# Dial Test Indicator Sticking



## Grandpop (Feb 16, 2016)

In another lifetime I was a tool & die maker for 25 years working on precision progressive dies. I used dial test indicators all day long for set-ups and especially grinding (generally ±.0001 tolerance) . I have at least 4 dial test indicators (the type where the tip pivots) of my own, and recently received 3 more that were my fathers. All together there are 3 Federals (.001 & .0001), 2 B&S best tests (.0001 & .00005), a Starrett last word (.001),  some very old Lufkin ones without dials, and 2 cheap old imports that are about toast. Also have several dial indicators (the type where the tip retracts/extends linearly), but rarely use those, and they are not the problem today.

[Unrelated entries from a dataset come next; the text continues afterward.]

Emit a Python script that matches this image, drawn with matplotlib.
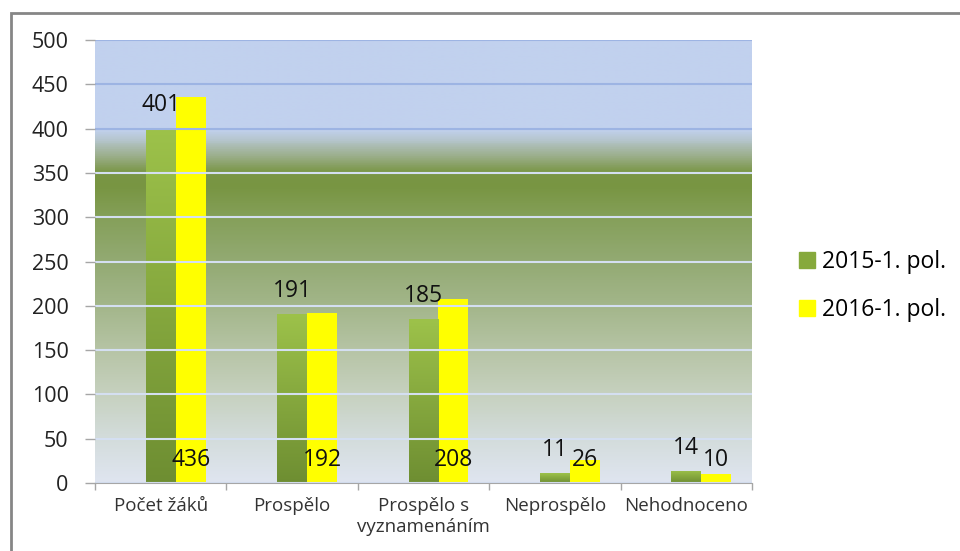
import numpy as np
import matplotlib
matplotlib.use("Agg")
import matplotlib.pyplot as plt
from matplotlib.colors import LinearSegmentedColormap
from matplotlib.patches import Rectangle

categories = ["Počet žáků", "Prospělo", "Prospělo s\nvyznamenáním", "Neprospělo", "Nehodnoceno"]
series_names = ["2015-1. pol.", "2016-1. pol."]
vals_2015 = [401, 191, 185, 11, 14]
vals_2016 = [436, 192, 208, 26, 10]
yticks = list(range(0, 501, 50))

plt.rcParams["font.family"] = ["Open Sans", "DejaVu Sans"]

fig = plt.figure(figsize=(9.6, 5.51), dpi=100)
ax = fig.add_axes([95 / 960, 68 / 551, 657 / 960, 443 / 551])

# plot-area background: blue sky on top, green band, fading to pale blue-grey
bg_stops = [(0, "#dfe5f0"), (50 / 500, "#d3dcdb"), (100 / 500, "#c6d1bf"),
            (150 / 500, "#b6c4a5"), (200 / 500, "#a3b68a"), (250 / 500, "#93aa73"),
            (300 / 500, "#85a05a"), (335 / 500, "#789542"), (352 / 500, "#7a9647"),
            (370 / 500, "#9caf8c"), (388 / 500, "#b5c5cc"), (400 / 500, "#c1d1ee"),
            (1, "#c1d1ee")]
bg_cmap = LinearSegmentedColormap.from_list("bg", bg_stops)
grad = np.linspace(0, 1, 500).reshape(-1, 1)
ax.imshow(grad, cmap=bg_cmap, origin="lower", aspect="auto",
          extent=(-0.5, 4.5, 0, 500), zorder=0, interpolation="bilinear")

x = np.arange(len(categories))
w = 0.228
bar_cmap = LinearSegmentedColormap.from_list("bar", ["#6e8e32", "#9dc24a"])
bars_g = ax.bar(x, vals_2015, w, color="none", edgecolor="none", zorder=2)
bars_y = ax.bar(x + w, vals_2016, w, color="#ffff00", edgecolor="none", zorder=2)
for b in bars_g:
    x0, h = b.get_x(), b.get_height()
    im = ax.imshow(grad, cmap=bar_cmap, origin="lower", aspect="auto",
                   extent=(x0, x0 + w, 0, h), zorder=2, interpolation="bilinear")
    im.set_clip_path(b)

for i, (a, b) in enumerate(zip(vals_2015, vals_2016)):
    ax.text(x[i], a + 26, str(a), ha="center", va="center", fontsize=16.5, color="#111111", zorder=4)
    ax.text(x[i] + w, 26, str(b), ha="center", va="center", fontsize=16.5, color="#111111", zorder=4)

ax.set_xlim(-0.5, 4.5)
ax.set_ylim(0, 500)
ax.set_yticks(yticks)
ax.tick_params(axis="y", length=7, width=1, color="#a6a6a6", pad=12, labelsize=15.5, labelcolor="#222222")
ax.set_xticks(x)
ax.set_xticklabels(categories, fontsize=13.5, color="#333333", linespacing=1.25)
ax.set_xticks(np.arange(-0.5, 5, 1), minor=True)
ax.tick_params(axis="x", which="major", length=0, pad=10)
ax.tick_params(axis="x", which="minor", length=5, width=1, color="#a6a6a6")

ax.grid(axis="y", lw=1.5, zorder=1)
for val, gl in zip(yticks, ax.get_ygridlines()):
    gl.set_color("#9db4e3" if val >= 400 else "#d4dff1")
    gl.set_zorder(1)
ax.set_axisbelow(False)
for s in ["left", "top", "right"]:
    ax.spines[s].set_visible(False)
ax.spines["bottom"].set_color("#a6a6a6")
ax.spines["bottom"].set_zorder(3)

handles = [Rectangle((0, 0), 1, 1, color="#86a93c"), Rectangle((0, 0), 1, 1, color="#ffff00")]
fig.legend(handles, series_names, loc="center left", bbox_to_anchor=(790 / 960, 1 - 286 / 551),
           frameon=False, fontsize=16.5, handlelength=0.7, handleheight=0.7,
           handletextpad=0.3, labelspacing=1.05, borderaxespad=0)

# outer chart frame (runs off the right and bottom edges)
fig.add_artist(Rectangle((11 / 960, -0.1), 1.2, 1 - 13 / 551 + 0.1, transform=fig.transFigure,
                         fill=False, edgecolor="#868686", lw=2, clip_on=False))

fig.savefig("out.png", dpi=100)
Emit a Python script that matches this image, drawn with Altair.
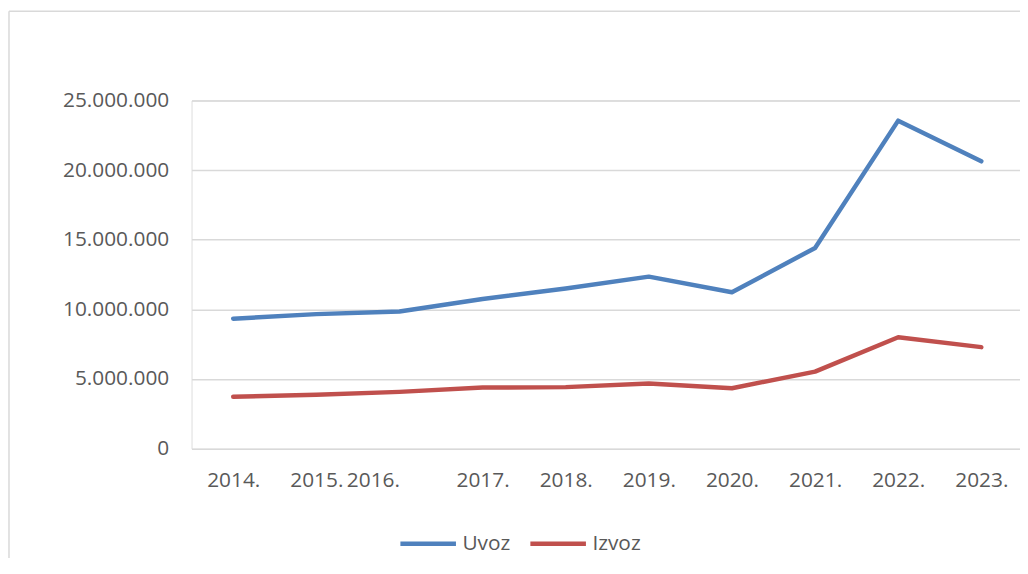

Since all of them have been sitting in their original cases inside wood tool boxes for years, I didn't expect to have any problems with them when I got them out the other day. In my hobby shop I mostly use the Federal .001, but I was trying to measure / calibrate a Mitutoyo height master I bought and went to the (2) .0001 Federal indicators. The (2) .0001 ones are sluggish returning so I don't really trust them, the 2 best test dials won't move at all (tips are free) and I didn't mess with the Starrett (never liked them, it was dad's). I sprayed the tips with some brake cleaner and worked them a bit - it helped the Federals some (not as bad, but still sluggish return) but it didn't help the best tests at all (dial won't move). Apparently at least 4 of these need some TLC.

In all the years I never had any trouble with any indicator I owned, so never repaired or cleaned. I tried to search the forum for dial test indicator repair tips / procedures, but didn't see anything; I do see lots of videos on plunger type indicator repairs. I am assuming that they just got gunked up and need to be cleaned. Anybody have anything that has worked for them for dial test indicators, or do I have to send them out for cleaning / repair? Any rough guess as to what cleaning / repair costs are today?

Thanks for any help,

Grandpop


----------



## TommyD (Feb 17, 2016)

You could try a watch repair shop for a good cleaning. We had one we used years ago.

You might be able to use a dab of acetone on/in it, the only problem with that is it moves the dirt from one spot to another.


----------



## toolroom (Feb 17, 2016)

Grandpop,
I was into dimensional metrology for a spell and later as a hobby. most of the oil and dirt may well be at the pivot point rather than inside Please try using Ronson Lighter fluid, as the Naptha alcohol will remove the residue and not harm the paint or finish...plus, if any gets into the dial plate, it will not destroy the paper.
Naptha is what the repair shops use in all their repair work. Not as hard on the hands too plus the nozzle on the Ronson bottle makes for a better (aim) in directing the fluid to the pivot, which seems to be where we all hold them.
The same Naptha can be used in the pipe of the AGD2 indicators horizontally, just a small squeeze and run the indicator rod in and out a few times to clean the pipe.
Toolroom


----------



## Line_Bore (Feb 21, 2016)

+1 to toolroom's suggestion of lighter fluid. The naptha will clean and provide a dry film lube. PLEASE don't use WD-40 or similar, it will create a dust magnet and make life difficult. I've kept a bottle of lighter fluid in my tool box since I was 16 after QC nearly took my head off when he caught me dipping an indicator tip in kerosene to free it up.

Caught somewhere in time.


----------



## EmilioG (Feb 21, 2016)

I would contact Rene Meyer at Long Island Indicator Service.
These guys are the best, IMO. They know they're work,  Total pros.


----------



## astjp2 (Feb 29, 2016)

Long Island is good but picky on what they work on, if they wont help, try
mrtool2010@hotmail.com,
M.R. TOOL REPAIR SERVICE
269 LANCASTER DR
CRYSTAL LAKE  IL 60014

He did my 60 year old Compac indicator and had the parts, LII didn't want to work on it but Mark did.  Tim


----------